• **Your goal**
Reproduce from the records below, with no pictures, exactly the lines between the one containing "Generate a LaTeX" and the one containing "(10.8,-2.46) rectangle (38.06,-3.38);", inclusive.

• **Dataset**
··········

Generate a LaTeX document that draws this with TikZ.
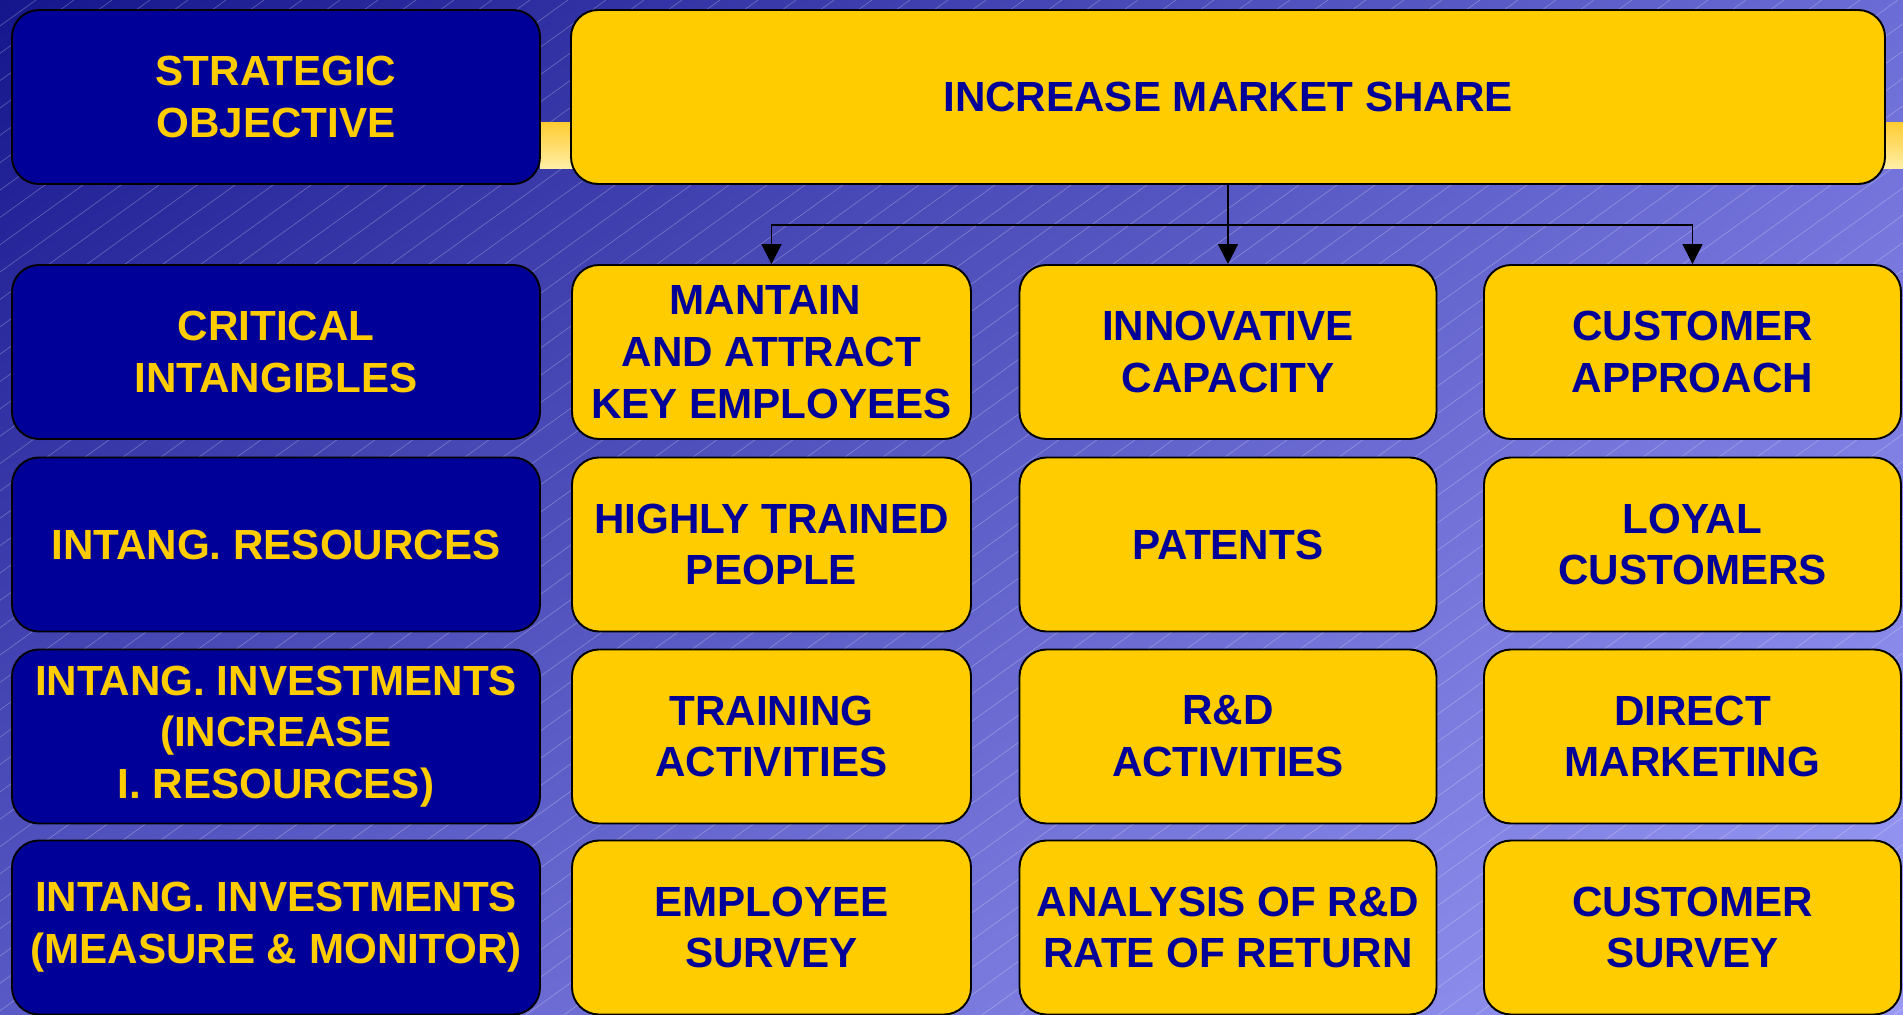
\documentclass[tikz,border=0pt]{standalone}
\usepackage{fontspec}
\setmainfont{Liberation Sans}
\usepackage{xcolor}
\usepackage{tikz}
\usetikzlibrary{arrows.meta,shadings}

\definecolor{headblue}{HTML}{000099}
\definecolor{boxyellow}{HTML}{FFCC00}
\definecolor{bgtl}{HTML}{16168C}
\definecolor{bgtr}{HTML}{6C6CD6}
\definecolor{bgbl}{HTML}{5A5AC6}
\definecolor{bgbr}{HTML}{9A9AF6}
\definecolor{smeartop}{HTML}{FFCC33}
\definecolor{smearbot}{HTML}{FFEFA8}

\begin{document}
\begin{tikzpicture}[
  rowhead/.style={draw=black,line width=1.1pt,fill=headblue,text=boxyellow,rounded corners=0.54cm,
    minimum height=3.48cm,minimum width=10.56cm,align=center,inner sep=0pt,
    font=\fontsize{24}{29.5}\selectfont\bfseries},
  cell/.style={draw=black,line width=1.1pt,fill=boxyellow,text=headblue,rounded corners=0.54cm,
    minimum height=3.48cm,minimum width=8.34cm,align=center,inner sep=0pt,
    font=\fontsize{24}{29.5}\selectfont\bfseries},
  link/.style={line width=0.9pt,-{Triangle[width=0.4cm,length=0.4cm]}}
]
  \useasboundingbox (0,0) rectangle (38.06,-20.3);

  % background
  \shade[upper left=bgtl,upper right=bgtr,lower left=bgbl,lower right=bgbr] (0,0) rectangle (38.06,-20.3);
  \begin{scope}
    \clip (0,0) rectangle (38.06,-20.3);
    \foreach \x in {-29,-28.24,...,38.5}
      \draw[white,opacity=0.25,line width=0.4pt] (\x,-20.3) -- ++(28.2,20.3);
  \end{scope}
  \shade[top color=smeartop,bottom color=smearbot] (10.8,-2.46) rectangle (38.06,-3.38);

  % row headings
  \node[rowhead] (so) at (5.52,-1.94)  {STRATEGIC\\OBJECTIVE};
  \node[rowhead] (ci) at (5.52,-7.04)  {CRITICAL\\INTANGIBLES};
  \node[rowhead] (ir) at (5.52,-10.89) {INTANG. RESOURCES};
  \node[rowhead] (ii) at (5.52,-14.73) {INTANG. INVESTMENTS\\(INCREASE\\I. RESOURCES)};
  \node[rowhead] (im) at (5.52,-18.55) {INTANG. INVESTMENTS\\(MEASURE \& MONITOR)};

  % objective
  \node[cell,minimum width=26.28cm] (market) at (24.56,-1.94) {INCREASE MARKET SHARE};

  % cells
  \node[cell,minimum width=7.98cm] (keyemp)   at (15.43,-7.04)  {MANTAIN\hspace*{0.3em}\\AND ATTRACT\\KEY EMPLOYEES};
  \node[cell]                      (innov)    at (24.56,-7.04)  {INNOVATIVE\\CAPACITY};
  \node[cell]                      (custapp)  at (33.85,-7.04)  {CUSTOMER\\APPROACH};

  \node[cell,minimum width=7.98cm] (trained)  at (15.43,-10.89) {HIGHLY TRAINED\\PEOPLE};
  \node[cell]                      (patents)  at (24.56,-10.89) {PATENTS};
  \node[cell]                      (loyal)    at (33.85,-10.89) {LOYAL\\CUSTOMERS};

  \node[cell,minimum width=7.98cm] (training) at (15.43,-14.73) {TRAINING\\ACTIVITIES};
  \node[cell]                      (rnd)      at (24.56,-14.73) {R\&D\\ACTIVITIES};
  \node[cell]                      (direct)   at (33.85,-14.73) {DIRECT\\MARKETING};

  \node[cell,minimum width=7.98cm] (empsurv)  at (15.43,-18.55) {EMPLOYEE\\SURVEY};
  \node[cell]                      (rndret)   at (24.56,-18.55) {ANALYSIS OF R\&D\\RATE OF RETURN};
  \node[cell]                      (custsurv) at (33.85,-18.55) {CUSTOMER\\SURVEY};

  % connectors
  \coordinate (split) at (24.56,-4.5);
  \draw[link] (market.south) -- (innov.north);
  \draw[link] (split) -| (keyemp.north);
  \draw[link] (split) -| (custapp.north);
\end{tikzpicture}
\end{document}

··········

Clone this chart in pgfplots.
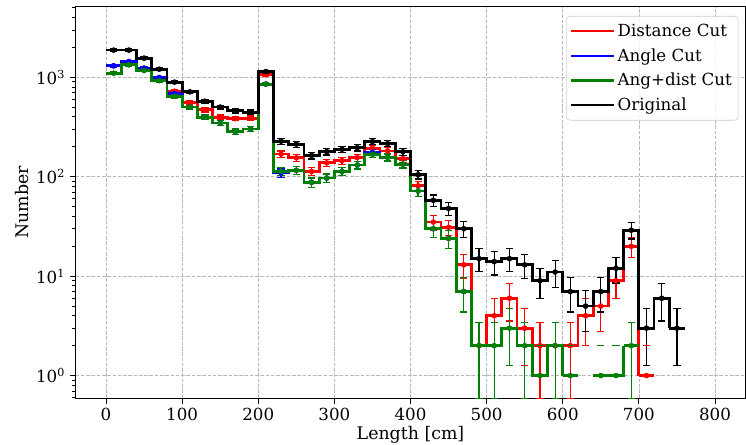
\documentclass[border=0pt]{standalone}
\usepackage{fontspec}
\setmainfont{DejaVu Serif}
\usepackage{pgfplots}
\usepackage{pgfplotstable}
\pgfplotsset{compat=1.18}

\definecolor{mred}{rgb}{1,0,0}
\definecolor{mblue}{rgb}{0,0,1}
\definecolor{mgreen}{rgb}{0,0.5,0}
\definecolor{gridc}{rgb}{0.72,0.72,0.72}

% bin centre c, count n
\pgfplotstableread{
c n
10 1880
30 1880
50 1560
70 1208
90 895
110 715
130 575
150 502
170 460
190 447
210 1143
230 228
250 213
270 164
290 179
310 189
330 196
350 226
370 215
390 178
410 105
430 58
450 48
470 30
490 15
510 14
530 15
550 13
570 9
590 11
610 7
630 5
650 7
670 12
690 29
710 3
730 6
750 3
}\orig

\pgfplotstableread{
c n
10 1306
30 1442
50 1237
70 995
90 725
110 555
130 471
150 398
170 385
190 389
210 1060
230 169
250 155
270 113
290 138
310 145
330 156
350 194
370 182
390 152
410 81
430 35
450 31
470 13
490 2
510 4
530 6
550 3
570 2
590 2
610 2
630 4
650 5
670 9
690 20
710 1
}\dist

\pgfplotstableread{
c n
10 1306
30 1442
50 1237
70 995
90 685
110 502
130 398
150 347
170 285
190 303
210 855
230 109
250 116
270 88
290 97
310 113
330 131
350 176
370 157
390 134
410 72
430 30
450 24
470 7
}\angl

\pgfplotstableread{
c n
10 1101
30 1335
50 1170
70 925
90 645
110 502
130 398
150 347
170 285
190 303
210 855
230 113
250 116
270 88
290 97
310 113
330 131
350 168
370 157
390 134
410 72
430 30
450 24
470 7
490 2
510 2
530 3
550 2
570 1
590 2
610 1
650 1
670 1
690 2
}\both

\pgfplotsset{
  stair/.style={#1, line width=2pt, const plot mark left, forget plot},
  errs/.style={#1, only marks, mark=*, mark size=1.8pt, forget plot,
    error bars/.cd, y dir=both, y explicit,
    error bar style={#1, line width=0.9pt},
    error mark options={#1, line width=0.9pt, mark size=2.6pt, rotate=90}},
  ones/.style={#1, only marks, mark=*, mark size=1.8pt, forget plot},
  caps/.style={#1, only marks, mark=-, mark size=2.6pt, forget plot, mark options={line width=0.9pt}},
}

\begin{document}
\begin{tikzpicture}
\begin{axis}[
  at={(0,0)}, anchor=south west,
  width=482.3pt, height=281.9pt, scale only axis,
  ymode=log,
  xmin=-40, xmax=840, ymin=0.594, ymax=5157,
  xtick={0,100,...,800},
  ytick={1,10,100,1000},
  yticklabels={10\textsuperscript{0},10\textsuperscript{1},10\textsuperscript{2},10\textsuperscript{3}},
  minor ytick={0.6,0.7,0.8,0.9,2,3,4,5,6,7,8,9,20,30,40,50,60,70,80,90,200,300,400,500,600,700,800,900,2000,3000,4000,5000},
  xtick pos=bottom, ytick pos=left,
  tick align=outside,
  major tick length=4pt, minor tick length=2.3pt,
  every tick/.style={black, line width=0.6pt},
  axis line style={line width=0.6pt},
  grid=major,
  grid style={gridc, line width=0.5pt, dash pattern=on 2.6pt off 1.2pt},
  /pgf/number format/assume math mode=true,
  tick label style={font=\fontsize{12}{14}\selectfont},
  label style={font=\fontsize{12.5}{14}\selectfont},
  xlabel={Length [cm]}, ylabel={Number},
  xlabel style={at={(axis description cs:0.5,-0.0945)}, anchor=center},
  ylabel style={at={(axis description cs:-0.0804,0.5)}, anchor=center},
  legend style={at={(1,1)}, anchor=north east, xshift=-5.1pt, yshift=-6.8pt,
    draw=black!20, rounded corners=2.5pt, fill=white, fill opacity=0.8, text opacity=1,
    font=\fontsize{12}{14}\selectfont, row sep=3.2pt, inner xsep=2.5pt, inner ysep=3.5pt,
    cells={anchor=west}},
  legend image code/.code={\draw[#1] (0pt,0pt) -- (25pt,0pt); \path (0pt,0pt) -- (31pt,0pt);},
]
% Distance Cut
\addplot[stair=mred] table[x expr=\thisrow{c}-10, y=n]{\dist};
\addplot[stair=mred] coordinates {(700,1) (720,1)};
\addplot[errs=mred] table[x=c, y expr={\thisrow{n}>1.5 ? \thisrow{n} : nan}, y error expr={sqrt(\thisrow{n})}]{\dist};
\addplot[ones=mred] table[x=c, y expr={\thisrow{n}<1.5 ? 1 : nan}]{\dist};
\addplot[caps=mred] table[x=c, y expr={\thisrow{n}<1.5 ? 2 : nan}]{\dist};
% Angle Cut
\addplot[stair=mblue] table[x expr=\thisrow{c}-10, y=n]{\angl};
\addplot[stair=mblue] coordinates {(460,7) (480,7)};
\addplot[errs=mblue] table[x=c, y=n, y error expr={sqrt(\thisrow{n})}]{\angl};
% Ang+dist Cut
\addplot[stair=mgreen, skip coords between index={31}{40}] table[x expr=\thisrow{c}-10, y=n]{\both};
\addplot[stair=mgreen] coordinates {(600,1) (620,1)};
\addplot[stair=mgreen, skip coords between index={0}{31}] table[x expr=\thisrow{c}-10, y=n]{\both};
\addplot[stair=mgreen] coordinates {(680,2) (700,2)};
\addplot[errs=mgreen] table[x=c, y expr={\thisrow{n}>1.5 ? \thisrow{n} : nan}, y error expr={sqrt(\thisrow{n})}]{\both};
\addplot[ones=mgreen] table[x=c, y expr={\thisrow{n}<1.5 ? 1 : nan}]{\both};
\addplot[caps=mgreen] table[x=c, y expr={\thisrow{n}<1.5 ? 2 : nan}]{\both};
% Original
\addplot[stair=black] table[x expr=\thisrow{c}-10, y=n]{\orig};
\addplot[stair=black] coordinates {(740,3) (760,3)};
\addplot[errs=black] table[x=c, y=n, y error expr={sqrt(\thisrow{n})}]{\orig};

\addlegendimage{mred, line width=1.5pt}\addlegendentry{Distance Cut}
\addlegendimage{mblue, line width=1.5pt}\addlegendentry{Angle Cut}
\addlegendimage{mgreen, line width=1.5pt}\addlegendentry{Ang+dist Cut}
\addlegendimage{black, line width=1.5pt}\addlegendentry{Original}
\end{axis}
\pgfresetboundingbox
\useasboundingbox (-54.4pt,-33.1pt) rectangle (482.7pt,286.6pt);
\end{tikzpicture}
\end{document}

··········

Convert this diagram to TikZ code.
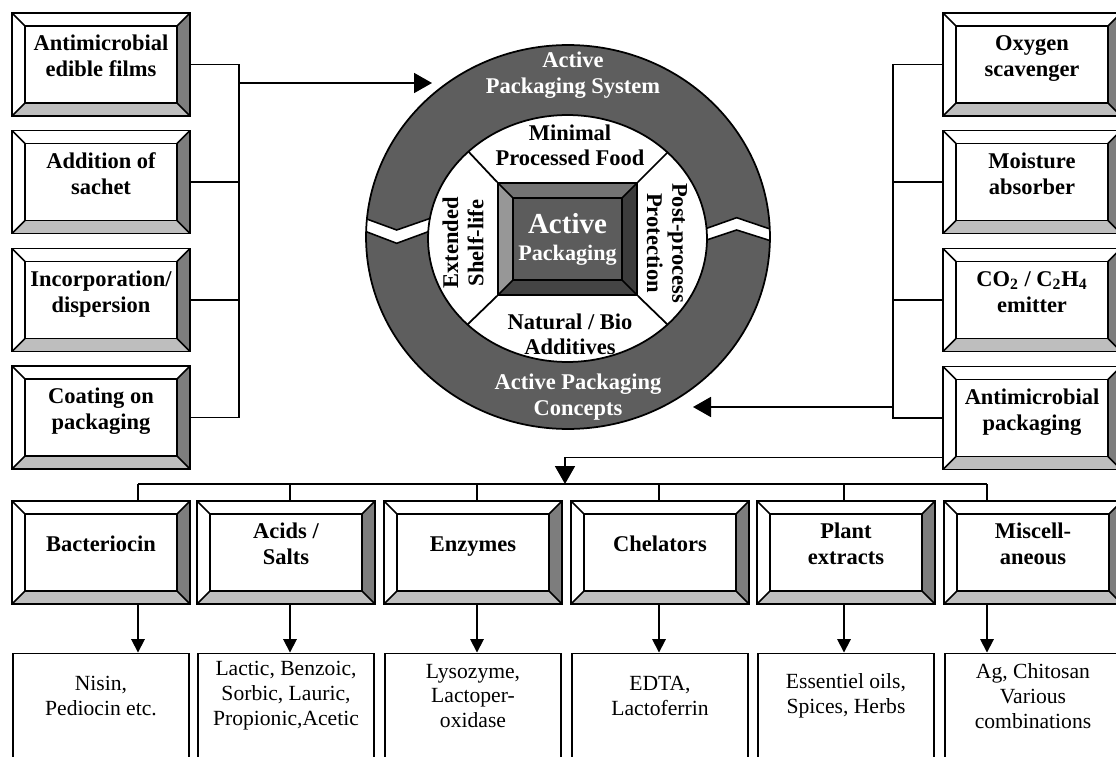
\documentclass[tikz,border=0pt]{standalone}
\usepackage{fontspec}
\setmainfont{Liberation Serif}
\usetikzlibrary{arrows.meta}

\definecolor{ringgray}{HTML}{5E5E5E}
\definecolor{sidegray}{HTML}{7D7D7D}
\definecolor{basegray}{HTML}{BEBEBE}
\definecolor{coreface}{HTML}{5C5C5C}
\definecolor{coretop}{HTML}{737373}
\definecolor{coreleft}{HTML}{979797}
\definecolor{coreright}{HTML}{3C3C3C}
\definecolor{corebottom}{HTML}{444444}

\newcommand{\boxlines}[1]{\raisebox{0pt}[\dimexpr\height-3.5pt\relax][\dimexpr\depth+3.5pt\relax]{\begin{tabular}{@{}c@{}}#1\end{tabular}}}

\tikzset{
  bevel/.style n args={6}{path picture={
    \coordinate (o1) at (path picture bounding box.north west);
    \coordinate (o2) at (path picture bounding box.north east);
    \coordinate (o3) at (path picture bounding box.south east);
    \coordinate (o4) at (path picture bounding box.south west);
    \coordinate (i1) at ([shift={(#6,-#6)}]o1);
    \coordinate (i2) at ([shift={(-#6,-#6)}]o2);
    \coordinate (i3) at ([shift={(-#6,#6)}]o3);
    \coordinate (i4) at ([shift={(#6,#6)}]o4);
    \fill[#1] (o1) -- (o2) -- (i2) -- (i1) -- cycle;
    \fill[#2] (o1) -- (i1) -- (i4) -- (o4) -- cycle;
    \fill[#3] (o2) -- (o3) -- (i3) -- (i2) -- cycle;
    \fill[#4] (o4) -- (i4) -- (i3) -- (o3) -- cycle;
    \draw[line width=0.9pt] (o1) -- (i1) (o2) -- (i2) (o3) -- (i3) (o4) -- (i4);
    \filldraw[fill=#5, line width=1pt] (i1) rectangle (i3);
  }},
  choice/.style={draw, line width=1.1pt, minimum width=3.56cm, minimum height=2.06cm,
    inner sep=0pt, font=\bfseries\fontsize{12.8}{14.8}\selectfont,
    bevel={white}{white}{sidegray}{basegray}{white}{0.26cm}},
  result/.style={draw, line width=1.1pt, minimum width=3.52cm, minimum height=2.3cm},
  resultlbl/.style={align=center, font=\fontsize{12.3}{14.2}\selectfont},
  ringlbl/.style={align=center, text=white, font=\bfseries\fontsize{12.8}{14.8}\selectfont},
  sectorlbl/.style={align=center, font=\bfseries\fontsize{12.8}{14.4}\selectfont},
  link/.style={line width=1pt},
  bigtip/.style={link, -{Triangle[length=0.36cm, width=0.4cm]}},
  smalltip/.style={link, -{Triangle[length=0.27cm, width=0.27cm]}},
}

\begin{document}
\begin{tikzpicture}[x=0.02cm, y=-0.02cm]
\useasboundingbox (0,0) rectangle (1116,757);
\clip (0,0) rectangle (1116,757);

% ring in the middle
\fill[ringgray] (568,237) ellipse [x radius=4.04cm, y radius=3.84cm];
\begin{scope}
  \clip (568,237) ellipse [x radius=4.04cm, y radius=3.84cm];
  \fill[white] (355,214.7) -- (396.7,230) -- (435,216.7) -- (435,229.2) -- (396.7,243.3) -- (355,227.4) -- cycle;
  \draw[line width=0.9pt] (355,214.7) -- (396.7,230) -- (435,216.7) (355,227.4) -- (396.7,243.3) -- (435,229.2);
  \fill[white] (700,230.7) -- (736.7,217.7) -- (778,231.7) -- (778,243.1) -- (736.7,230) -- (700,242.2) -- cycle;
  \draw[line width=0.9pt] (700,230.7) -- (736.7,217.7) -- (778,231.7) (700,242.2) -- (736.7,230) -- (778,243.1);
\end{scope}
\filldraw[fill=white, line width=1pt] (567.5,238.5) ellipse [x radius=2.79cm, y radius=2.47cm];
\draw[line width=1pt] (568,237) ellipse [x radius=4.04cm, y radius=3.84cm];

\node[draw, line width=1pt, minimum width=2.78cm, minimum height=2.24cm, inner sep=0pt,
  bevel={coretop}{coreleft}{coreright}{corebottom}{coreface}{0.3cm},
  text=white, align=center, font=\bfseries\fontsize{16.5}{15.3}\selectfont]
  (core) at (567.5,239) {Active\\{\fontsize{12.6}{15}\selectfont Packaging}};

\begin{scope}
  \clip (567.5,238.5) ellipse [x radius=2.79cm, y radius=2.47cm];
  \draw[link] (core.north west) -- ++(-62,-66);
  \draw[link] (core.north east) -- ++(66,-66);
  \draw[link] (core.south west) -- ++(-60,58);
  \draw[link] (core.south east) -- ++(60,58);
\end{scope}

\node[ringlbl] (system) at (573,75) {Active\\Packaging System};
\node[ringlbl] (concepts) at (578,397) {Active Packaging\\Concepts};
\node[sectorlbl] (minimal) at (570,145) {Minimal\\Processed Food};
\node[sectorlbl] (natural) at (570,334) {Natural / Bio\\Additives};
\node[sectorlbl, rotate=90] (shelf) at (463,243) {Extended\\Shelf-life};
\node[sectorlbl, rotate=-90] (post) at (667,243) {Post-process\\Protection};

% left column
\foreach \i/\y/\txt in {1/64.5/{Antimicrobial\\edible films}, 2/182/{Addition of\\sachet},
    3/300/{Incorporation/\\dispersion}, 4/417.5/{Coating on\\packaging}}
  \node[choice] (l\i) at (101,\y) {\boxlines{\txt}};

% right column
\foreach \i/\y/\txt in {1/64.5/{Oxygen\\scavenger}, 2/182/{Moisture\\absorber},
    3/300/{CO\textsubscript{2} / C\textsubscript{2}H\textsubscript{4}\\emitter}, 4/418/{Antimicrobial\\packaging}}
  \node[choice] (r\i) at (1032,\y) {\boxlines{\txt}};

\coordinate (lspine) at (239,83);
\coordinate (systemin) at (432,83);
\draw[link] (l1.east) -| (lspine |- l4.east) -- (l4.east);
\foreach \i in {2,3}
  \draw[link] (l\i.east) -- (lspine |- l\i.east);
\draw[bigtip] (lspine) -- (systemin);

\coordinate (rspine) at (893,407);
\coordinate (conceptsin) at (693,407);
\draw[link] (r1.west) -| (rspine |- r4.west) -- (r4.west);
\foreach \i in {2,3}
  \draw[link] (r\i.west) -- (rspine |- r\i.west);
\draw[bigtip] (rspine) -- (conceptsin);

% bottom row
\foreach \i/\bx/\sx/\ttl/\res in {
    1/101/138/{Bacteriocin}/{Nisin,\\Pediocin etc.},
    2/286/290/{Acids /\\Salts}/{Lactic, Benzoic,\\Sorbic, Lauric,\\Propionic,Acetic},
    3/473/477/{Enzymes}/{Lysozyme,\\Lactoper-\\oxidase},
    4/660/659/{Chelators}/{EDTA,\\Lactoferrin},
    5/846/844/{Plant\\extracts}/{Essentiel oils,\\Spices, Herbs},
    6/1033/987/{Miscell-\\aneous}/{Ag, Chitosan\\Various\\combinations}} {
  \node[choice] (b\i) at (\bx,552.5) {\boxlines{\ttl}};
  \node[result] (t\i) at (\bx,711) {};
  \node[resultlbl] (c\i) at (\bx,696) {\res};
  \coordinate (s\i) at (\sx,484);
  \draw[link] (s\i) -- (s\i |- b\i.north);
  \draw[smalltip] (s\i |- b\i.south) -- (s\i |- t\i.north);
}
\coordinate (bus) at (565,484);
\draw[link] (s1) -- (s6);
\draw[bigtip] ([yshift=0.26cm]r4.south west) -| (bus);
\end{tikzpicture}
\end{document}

··········

• **Full output**
Generate a LaTeX document that draws this with TikZ.
\documentclass[tikz,border=0pt]{standalone}
\usepackage{fontspec}
\setmainfont{Liberation Sans}
\usepackage{xcolor}
\usepackage{tikz}
\usetikzlibrary{arrows.meta,shadings}

\definecolor{headblue}{HTML}{000099}
\definecolor{boxyellow}{HTML}{FFCC00}
\definecolor{bgtl}{HTML}{16168C}
\definecolor{bgtr}{HTML}{6C6CD6}
\definecolor{bgbl}{HTML}{5A5AC6}
\definecolor{bgbr}{HTML}{9A9AF6}
\definecolor{smeartop}{HTML}{FFCC33}
\definecolor{smearbot}{HTML}{FFEFA8}

\begin{document}
\begin{tikzpicture}[
  rowhead/.style={draw=black,line width=1.1pt,fill=headblue,text=boxyellow,rounded corners=0.54cm,
    minimum height=3.48cm,minimum width=10.56cm,align=center,inner sep=0pt,
    font=\fontsize{24}{29.5}\selectfont\bfseries},
  cell/.style={draw=black,line width=1.1pt,fill=boxyellow,text=headblue,rounded corners=0.54cm,
    minimum height=3.48cm,minimum width=8.34cm,align=center,inner sep=0pt,
    font=\fontsize{24}{29.5}\selectfont\bfseries},
  link/.style={line width=0.9pt,-{Triangle[width=0.4cm,length=0.4cm]}}
]
  \useasboundingbox (0,0) rectangle (38.06,-20.3);

  % background
  \shade[upper left=bgtl,upper right=bgtr,lower left=bgbl,lower right=bgbr] (0,0) rectangle (38.06,-20.3);
  \begin{scope}
    \clip (0,0) rectangle (38.06,-20.3);
    \foreach \x in {-29,-28.24,...,38.5}
      \draw[white,opacity=0.25,line width=0.4pt] (\x,-20.3) -- ++(28.2,20.3);
  \end{scope}
  \shade[top color=smeartop,bottom color=smearbot] (10.8,-2.46) rectangle (38.06,-3.38);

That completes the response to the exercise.